▸ **RECORDS FOR PROCESSING**:
○ ○ ○ ○ ○

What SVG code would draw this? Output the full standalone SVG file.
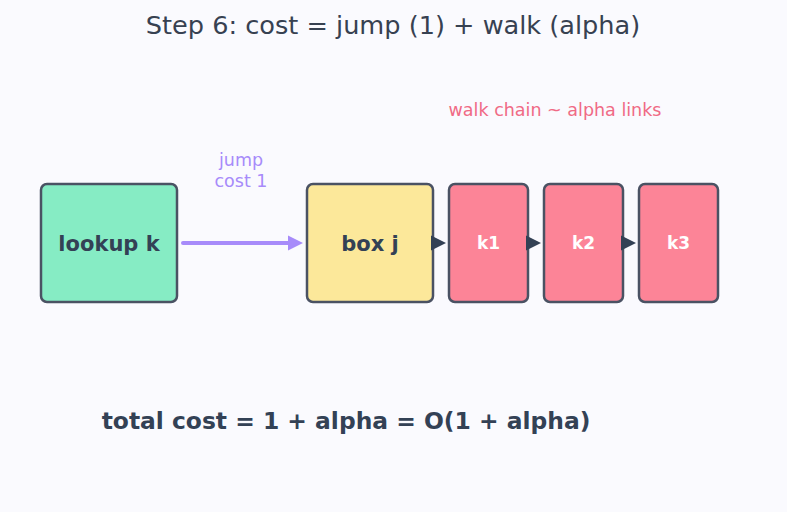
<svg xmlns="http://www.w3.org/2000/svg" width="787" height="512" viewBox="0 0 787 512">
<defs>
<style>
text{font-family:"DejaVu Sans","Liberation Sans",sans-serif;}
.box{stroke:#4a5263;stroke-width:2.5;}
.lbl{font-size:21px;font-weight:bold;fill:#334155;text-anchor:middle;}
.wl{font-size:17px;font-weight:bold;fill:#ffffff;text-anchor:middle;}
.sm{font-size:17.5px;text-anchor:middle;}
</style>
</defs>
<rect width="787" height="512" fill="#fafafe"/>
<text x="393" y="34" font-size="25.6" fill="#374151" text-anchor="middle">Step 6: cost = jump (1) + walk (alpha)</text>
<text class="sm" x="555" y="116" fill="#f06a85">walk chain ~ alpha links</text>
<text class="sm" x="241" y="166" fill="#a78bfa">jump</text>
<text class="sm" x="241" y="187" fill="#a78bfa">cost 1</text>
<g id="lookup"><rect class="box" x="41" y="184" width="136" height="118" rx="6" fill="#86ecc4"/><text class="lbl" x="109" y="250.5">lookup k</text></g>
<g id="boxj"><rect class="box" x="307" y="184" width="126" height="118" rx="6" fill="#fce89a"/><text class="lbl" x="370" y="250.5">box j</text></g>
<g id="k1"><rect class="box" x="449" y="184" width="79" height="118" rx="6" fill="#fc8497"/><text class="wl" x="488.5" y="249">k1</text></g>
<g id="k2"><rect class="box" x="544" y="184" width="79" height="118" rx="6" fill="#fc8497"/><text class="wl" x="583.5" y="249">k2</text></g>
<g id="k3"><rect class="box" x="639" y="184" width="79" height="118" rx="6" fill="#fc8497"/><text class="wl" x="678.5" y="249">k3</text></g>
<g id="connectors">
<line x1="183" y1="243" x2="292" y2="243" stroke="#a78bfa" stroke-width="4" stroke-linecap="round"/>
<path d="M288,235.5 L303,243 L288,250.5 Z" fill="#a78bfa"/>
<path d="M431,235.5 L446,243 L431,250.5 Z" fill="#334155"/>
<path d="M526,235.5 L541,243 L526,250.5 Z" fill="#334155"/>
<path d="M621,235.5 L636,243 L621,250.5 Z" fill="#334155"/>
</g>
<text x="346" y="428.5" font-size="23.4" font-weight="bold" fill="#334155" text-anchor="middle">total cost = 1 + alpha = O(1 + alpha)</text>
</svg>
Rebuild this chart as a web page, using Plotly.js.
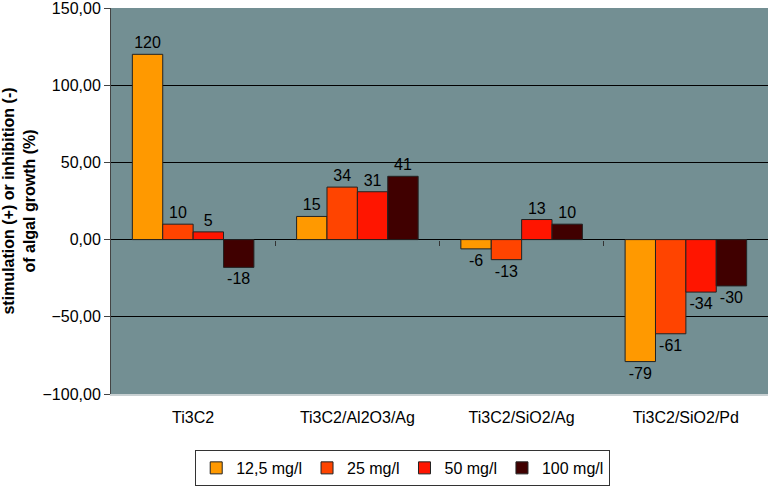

○ ○ ○ ○ ○

▸ **DIRECTIONS**: Repeat the entries exactly. Pictures are excluded from the copy.

▸ **RESULT OF THE EXERCISE**:
What SVG code would draw this? Output the full standalone SVG file.
<svg xmlns="http://www.w3.org/2000/svg" width="787" height="512" viewBox="0 0 787 512">
<defs>
<style>
text{font-family:"DejaVu Sans","Liberation Sans",sans-serif;}
.box{stroke:#4a5263;stroke-width:2.5;}
.lbl{font-size:21px;font-weight:bold;fill:#334155;text-anchor:middle;}
.wl{font-size:17px;font-weight:bold;fill:#ffffff;text-anchor:middle;}
.sm{font-size:17.5px;text-anchor:middle;}
</style>
</defs>
<rect width="787" height="512" fill="#fafafe"/>
<text x="393" y="34" font-size="25.6" fill="#374151" text-anchor="middle">Step 6: cost = jump (1) + walk (alpha)</text>
<text class="sm" x="555" y="116" fill="#f06a85">walk chain ~ alpha links</text>
<text class="sm" x="241" y="166" fill="#a78bfa">jump</text>
<text class="sm" x="241" y="187" fill="#a78bfa">cost 1</text>
<g id="lookup"><rect class="box" x="41" y="184" width="136" height="118" rx="6" fill="#86ecc4"/><text class="lbl" x="109" y="250.5">lookup k</text></g>
<g id="boxj"><rect class="box" x="307" y="184" width="126" height="118" rx="6" fill="#fce89a"/><text class="lbl" x="370" y="250.5">box j</text></g>
<g id="k1"><rect class="box" x="449" y="184" width="79" height="118" rx="6" fill="#fc8497"/><text class="wl" x="488.5" y="249">k1</text></g>
<g id="k2"><rect class="box" x="544" y="184" width="79" height="118" rx="6" fill="#fc8497"/><text class="wl" x="583.5" y="249">k2</text></g>
<g id="k3"><rect class="box" x="639" y="184" width="79" height="118" rx="6" fill="#fc8497"/><text class="wl" x="678.5" y="249">k3</text></g>
<g id="connectors">
<line x1="183" y1="243" x2="292" y2="243" stroke="#a78bfa" stroke-width="4" stroke-linecap="round"/>
<path d="M288,235.5 L303,243 L288,250.5 Z" fill="#a78bfa"/>
<path d="M431,235.5 L446,243 L431,250.5 Z" fill="#334155"/>
<path d="M526,235.5 L541,243 L526,250.5 Z" fill="#334155"/>
<path d="M621,235.5 L636,243 L621,250.5 Z" fill="#334155"/>
</g>
<text x="346" y="428.5" font-size="23.4" font-weight="bold" fill="#334155" text-anchor="middle">total cost = 1 + alpha = O(1 + alpha)</text>
</svg>
Rebuild this chart as a web page, using Plotly.js.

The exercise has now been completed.